In welchem historischen Rahmen Leibniz’ Bemühungen um die Reunion der christlichen Kirchen standen und warum sie scheitern mussten, zeigen zwei Beiträge: Mathias Schnettger, »Rojas y Spinola, Molanus und Leibniz – Die (Re-) Unionsverhandlungen und ihr Scheitern« (33–50), beschreibt nicht nur die Ablehnung, auf die Spinola, Molanus und Leibniz stießen, sondern auch den Anteil des Kaisers an dem Projekt sowie die Interessenlage einzelner Fürstenhäuser. Ein wichtiger Grund des Scheiterns war, dass es der Kurie nur darum ging, die Protestanten in die katholische Kirche zurückzuholen (Re-Union), wie Margherita Palumbo in »Le Stravaganze dei Protestanti – Reunionsgespräche und Konversionsversuche aus der Perspektive der römischen Kurie« (51–73) aufgrund bisher unbekannter Quellen in den römischen Archiven belegt. In späterer Zeit widmeten allerdings eher katholische als protestantische Theologen dem Ökumeniker Leibniz ihre Aufmerksamkeit, die sich auch im Zusammenhang des Zweiten Vatikanums niederschlägt (Klaus Unterburger, »Der Rekurs auf Leibniz in der katholischen Theologie des 19. Jahrhunderts«, 255–274).
1907 erschien Jean Baruzis Leibniz-Buch, das den Blick auf den ökumenischen Praktiker Leibniz lenkt (Jaime de Salas, »Jean Baruzi’s Ecumenical Vision of Leibniz«, 275–290). Auf Seiten der protestantischen Theologie wurde lange Zeit ein tiefer Graben zwischen Vernunft und Glauben aufgerissen, so dass erst in jüngerer Zeit (wobei die Weltmissionskonferenz von Edinburgh 1910 den Anfang der ökumenischen Bewegung markiert) an Leibniz’ ökumenisches Denken angeknüpft wurde, so z. B. von Ulrich Becker (»Einleitende Bemerkungen zum Ökumeniker Leibniz in der Sicht des 19. und 20. Jahrhunderts«, 251–254).

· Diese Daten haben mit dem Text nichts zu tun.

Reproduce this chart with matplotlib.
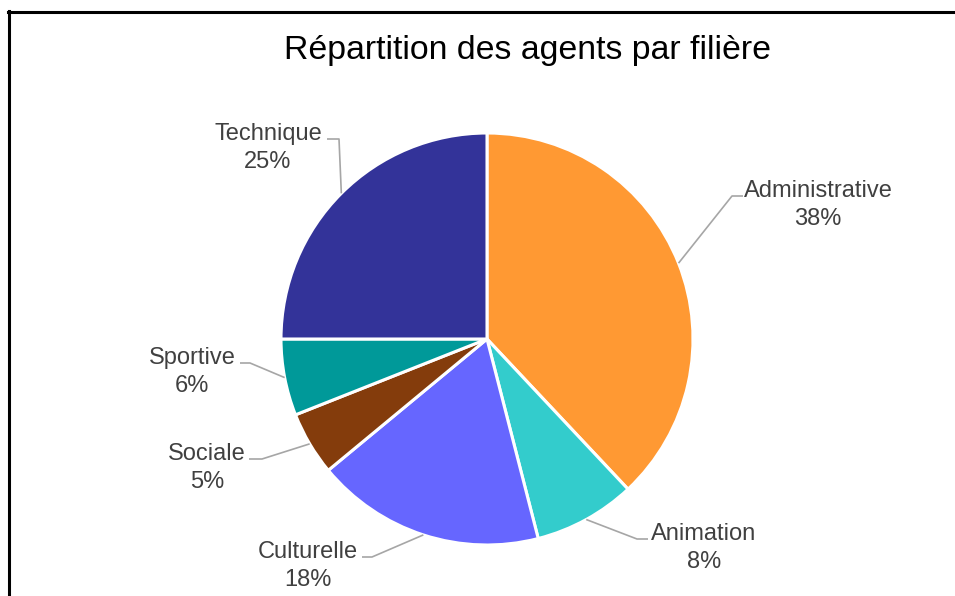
import numpy as np
import matplotlib
matplotlib.use("Agg")
import matplotlib.pyplot as plt
from matplotlib.lines import Line2D

plt.rcParams['font.family'] = ['Liberation Sans', 'DejaVu Sans']

# data
categories = ['Administrative', 'Animation', 'Culturelle', 'Sociale', 'Sportive', 'Technique']
shares = [38, 8, 18, 5, 6, 25]
colors = ['#FF9933', '#33CCCC', '#6666FF', '#843C0C', '#009999', '#333399']
title = 'Répartition des agents par filière'

# layout (pixels, origin top-left): label centre x, centre y, leader attach x, elbow x
label_pos = {
    'Administrative': (818, 203, 743, 732),
    'Animation': (704, 546, 648, 637),
    'Culturelle': (308, 564, 362, 372),
    'Sociale': (207, 466, 249, 262),
    'Sportive': (192, 370, 240, 250),
    'Technique': (268, 146, 327, 339),
}

W, H = 955, 596
cx, cy, r = 487, 339, 206

fig = plt.figure(figsize=(W / 100, H / 100), dpi=100)
ax = fig.add_axes([0, 0, 1, 1])

wedges, _ = ax.pie(shares, colors=colors, startangle=90, counterclock=False,
                   center=(cx, H - cy), radius=r, frame=True,
                   wedgeprops=dict(edgecolor='white', linewidth=2.2))
ax.set_xlim(0, W)
ax.set_ylim(0, H)
ax.set_aspect('equal')
ax.axis('off')

for w, name, val in zip(wedges, categories, shares):
    mid = np.deg2rad((w.theta1 + w.theta2) / 2)
    px = cx + r * np.cos(mid)
    py = (H - cy) + r * np.sin(mid)
    tx, ty, attach_x, elbow_x = label_pos[name]
    ly = H - (ty - 7)
    ax.plot([px, elbow_x, attach_x], [py, ly, ly], color='#A6A6A6', lw=1.2,
            solid_capstyle='butt', zorder=1)
    ax.text(tx, H - ty - 2, f'{name}\n{val}%', ha='center', va='center',
            fontsize=17, color='#404040', linespacing=1.35)

fig.text(527 / W, 1 - 51 / H, title, ha='center', va='center',
         fontsize=24.4, color='#000000')

# chart frame (only top and left edges visible in the crop)
fig.add_artist(Line2D([8.5 / W, 8.5 / W], [0, 1 - 11 / H], transform=fig.transFigure,
                      color='black', lw=2.2))
fig.add_artist(Line2D([7.5 / W, 1], [1 - 12 / H, 1 - 12 / H], transform=fig.transFigure,
                      color='black', lw=2.2))

fig.savefig('out.png', dpi=100, facecolor='white')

Nicht nur die Vereinigung der Katholiken und Protestanten war Leibniz ein Anliegen. 1710 plante er ein Weltkonzil, das die englische Episkopalkirche und die östliche Orthodoxie mit einbeziehen sollte (Wenchao Li, »›Le point de ps. 10.14.21.32.‹ – Leibnizens Projekt eines Weltkonzils unter Peter dem Großen«, 87–94). Während dieses Projekt nur eine Eintagsfliege blieb, schlug sich Leibniz’ Wunsch nach geistigem Austausch mit dem chinesischen Denken in den Novissima sinica nieder, die beredtes Zeugnis für Leibniz’ »global views« ablegen (Hans Poser, »Leibniz’ Novissima Sinica as a Program for the Reunification of the Christian Confessions«, 75–86). In den Verhandlungen von Leibniz und Molanus mit dem Calvinisten Jablonski stützte sich Leibniz vor allem auf eine philosophische Klärung der grundlegenden Begriffe (Claire Rösler, »Negotium irenicum – Versuche eines innerprotestantischen Ausgleichs von G. W. Leibniz und D. E. Jablonski«, 137–157). Eher am Rande spielte auch die Kirchen- und Theologiegeschichte eine Rolle in Leibniz’ Argumentation. Hier ist z. B. an das Bekenntnis zum Synkretismus (Georg Calixt) zu denken (Stephan Waldhoff, »Aspekte kirchengeschichtlicher Argumentationen in Leibniz’ ökumenischen Schriften«, 95–135). In der innerprotestantischen Kontroverse stand vor allem die Abendmahlslehre einem Ausgleich im Wege (Irena Backus, »Leibniz’s Conception of Eucharist 1668–1699 and his Use of the 16th Century Sources in the Religious Negotiations between Hanover and Brandenburg«, 171–214).
Einer dieser grundlegenden Begriffe ist die Gerechtigkeit als Caritas, d. h. als universelles Wohlwollen (Patrick Riley, »The Ecumenical Leibniz – Religious Reconciliation through ›Wise Charity‹«, 159–170). Die damit verbundene Mäßigung kann man als aufklärerischen Bestandteil von Leibniz’ Ökumenik einordnen (Mogens Lærke, »Leibniz’s Enlightenment«, 227–250). Schließlich sei noch auf den Aufsatz von Luca Basso »Kirche als res publica – Leibniz’ Kirchenverständnis als Voraussetzung seiner Ökumenik« (215–225) hingewiesen: Leibniz’ »Universalismus« (224) versucht, sowohl in der Politik wie auch in der Philosophie und Theologie die Pluralität in eine höhere Einheit zu überführen.